Wall Street logged its worst session since April’s tariff-driven meltdown, as stocks, bonds and the US dollar sold off sharply following renewed geopolitical tensions tied to Greenland and fresh tariff threats against Europe by President Donald Trump.
The broad-based risk-off move erased year-to-date gains and reignited concerns over foreign investor confidence in US assets.
Market Snapshot
S&P 500: -2.1%, biggest drop since October, wiping out 2026 gains
Nasdaq Composite: -2.4%
Dow Jones: -1.8%
Tech megacaps index: -3.1%
Small caps: Fell but outperformed large caps for a 12th straight session
A gauge of equity volatility surged to its highest level since November, signalling a sharp repricing of risk.
What Drove the Selloff
The rout followed Trump’s escalation of disputes with European allies ahead of the World Economic Forum:
Threats of tariffs on eight European countries over Greenland
Renewed geopolitical friction raising fears of EU retaliation
Ongoing uncertainty over whether tariffs will be rolled back, with the US Supreme Court set to delay rulings on past challenges
Market participants described the move as a return of the “Sell America” trade, with global investors trimming exposure to US equities, Treasuries and the dollar.
Cross-Asset Fallout
10Y US Treasury yield: +7 bps to 4.29%, four-month high
US dollar: -0.3% vs major peers
Bitcoin: Fell below US$90,000
Gold: Jumped to a record above US$4,700/oz
Oil: Rose above US$60/bbl
Bond markets were also rattled by a continued selloff in Japanese government bonds and reports that a Danish pension fund plans to exit US Treasuries.
Investor Sentiment Shifts
Strategists warn that investors’ ability to shrug off political shocks is eroding, especially with:
Positioning still crowded in US equities
Protection against drawdowns near multi-year lows
Fund manager surveys showing “hyper-bullish” sentiment before the selloff
Some asset managers argue the reaction is appropriate given rising uncertainty, while others believe markets are still pricing in a “TACO” outcome — that Trump ultimately backs down.
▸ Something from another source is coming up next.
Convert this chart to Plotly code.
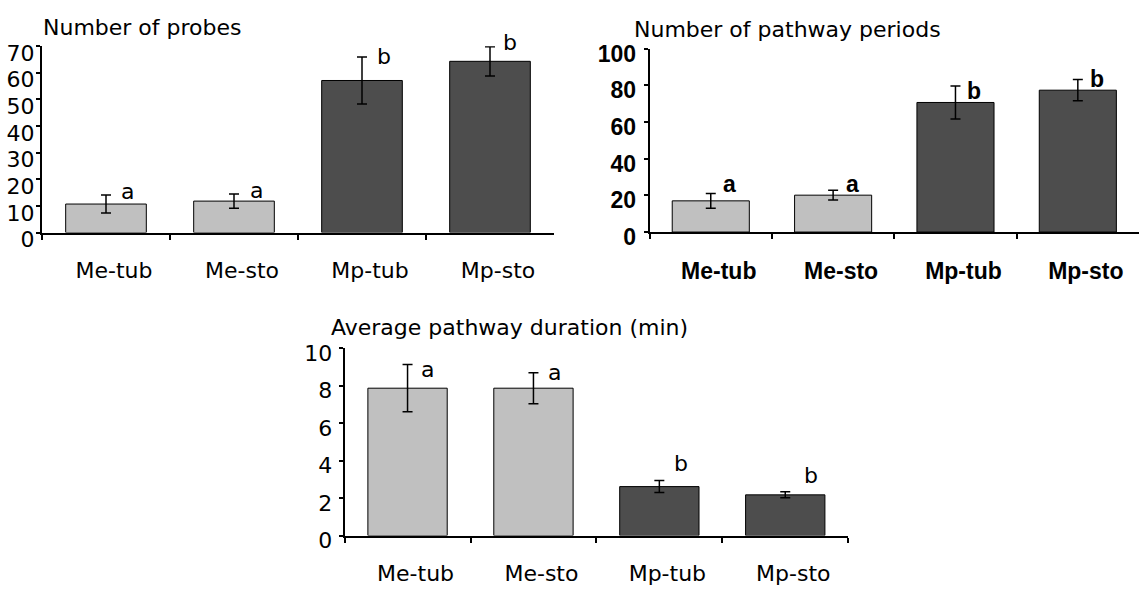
import plotly.graph_objects as go

# Treatment groups (aphid species on tubers / stolons)
groups = ["Me-tub", "Me-sto", "Mp-tub", "Mp-sto"]

# Number of probes (mean and SE)
probes = [10.7, 11.8, 57.1, 64.3]
probes_se = [3.4, 2.7, 8.8, 5.5]
probes_letters = ["a", "a", "b", "b"]
probes_ticks = [0, 10, 20, 30, 40, 50, 60, 70]

# Number of pathway periods (mean and SE)
periods = [17.0, 20.1, 70.6, 77.3]
periods_se = [4.0, 2.7, 9.0, 5.8]
periods_letters = ["a", "a", "b", "b"]
periods_ticks = [0, 20, 40, 60, 80, 100]

# Average pathway duration in minutes (mean and SE)
duration = [7.86, 7.86, 2.61, 2.17]
duration_se = [1.26, 0.83, 0.32, 0.16]
duration_letters = ["a", "a", "b", "b"]
duration_ticks = [0, 2, 4, 6, 8, 10]

W, H = 1139, 601
LIGHT = "#c0c0c0"
DARK = "#4d4d4d"
REG = "DejaVu Sans, Arial, sans-serif"
BOLD = "Liberation Sans, Arial, sans-serif"


def px_x(p):
    return p / W


def px_y(p):
    return 1 - p / H


panels = [
    dict(
        title="Number of probes", values=probes, se=probes_se,
        letters=probes_letters, ticks=probes_ticks,
        xdom=(42, 554), ydom=(235.5, 40), title_xy=(41, 20.7),
        font=dict(family=REG, size=22, color="black"),
        ystand=-3, yshift_lab=7,
        let_dx=[21, 22, 22, 20], let_dy=[3, 3, 1, 4],
    ),
    dict(
        title="Number of pathway periods", values=periods, se=periods_se,
        letters=periods_letters, ticks=periods_ticks,
        xdom=(649.6, 1139), ydom=(235, 42.5), title_xy=(631.5, 22.4),
        font=dict(family=BOLD, size=23, color="black", weight="bold"),
        ystand=3, yshift_lab=5,
        let_dx=[19, 19, 19, 19], let_dy=[10, 6, -5, 1],
    ),
    dict(
        title="Average pathway duration (min)", values=duration, se=duration_se,
        letters=duration_letters, ticks=duration_ticks,
        xdom=(344.6, 848.2), ydom=(553.3, 356.7), title_xy=(329, 335),
        font=dict(family=REG, size=22, color="black"),
        ystand=2, yshift_lab=5,
        let_dx=[20, 21, 22, 26], let_dy=[-5, 0, 17, 16],
    ),
]

fig = go.Figure()
layout = dict(
    width=W, height=H,
    margin=dict(l=0, r=0, t=0, b=0),
    paper_bgcolor="white", plot_bgcolor="white",
    showlegend=False, bargap=0.37,
    annotations=[],
)

for i, p in enumerate(panels, start=1):
    xa = "x" if i == 1 else f"x{i}"
    ya = "y" if i == 1 else f"y{i}"
    colors = [LIGHT if g.startswith("Me") else DARK for g in groups]
    fig.add_trace(go.Bar(
        x=groups, y=p["values"], xaxis=xa, yaxis=ya,
        marker=dict(color=colors, line=dict(color="black", width=1)),
        error_y=dict(type="data", array=p["se"], visible=True,
                     color="black", thickness=1.5, width=5),
        hoverinfo="x+y",
    ))

    xkey = "xaxis" if i == 1 else f"xaxis{i}"
    ykey = "yaxis" if i == 1 else f"yaxis{i}"
    layout[xkey] = dict(
        domain=[px_x(p["xdom"][0]), min(1.0, px_x(p["xdom"][1]))],
        anchor=ya, type="category", range=[-0.5, 3.5],
        tickson="boundaries", ticks="outside", ticklen=5, tickwidth=2,
        tickcolor="black", showline=True, linewidth=2, linecolor="black",
        showgrid=False, zeroline=False, tickfont=p["font"],
        ticklabelshift=8, ticklabelstandoff=17, fixedrange=True,
    )
    layout[ykey] = dict(
        domain=[px_y(p["ydom"][0]), px_y(p["ydom"][1])],
        anchor=xa, range=[0, p["ticks"][-1]], tickvals=p["ticks"],
        ticks="outside", ticklen=4, tickwidth=1.5, tickcolor="black",
        showline=True, linewidth=2, linecolor="black",
        showgrid=False, zeroline=False, tickfont=p["font"],
        ticklabelstandoff=p["ystand"], ticklabelshift=p["yshift_lab"],
        fixedrange=True,
    )

    # panel title
    layout["annotations"].append(dict(
        text=p["title"], xref="paper", yref="paper",
        x=px_x(p["title_xy"][0]), y=px_y(p["title_xy"][1]),
        xanchor="left", yanchor="middle", showarrow=False,
        font=dict(family=REG, size=22, color="black"),
    ))

    # significance letters next to each error bar
    for j, g in enumerate(groups):
        layout["annotations"].append(dict(
            text=p["letters"][j], xref=xa, yref=ya,
            x=g, y=p["values"][j] + p["se"][j],
            xanchor="center", yanchor="middle", showarrow=False,
            xshift=p["let_dx"][j], yshift=p["let_dy"][j],
            font=p["font"],
        ))

fig.update_layout(**layout)
fig.write_html("out.html")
What Markets Are Watching Next
Trump’s remarks at Davos for signs of escalation or compromise
Europe’s response and any hint of retaliatory action
Whether bond market stress spills further into equities
Early signals from US earnings season, which risks being overshadowed by geopolitics
Bottom Line
This was not a routine pullback. The synchronized selloff across stocks, bonds and the dollar suggests investors are demanding a higher political risk premium. While many still expect tensions to cool, markets are now far more sensitive to headlines — and volatility may remain elevated until clarity emerges from Washington and Davos.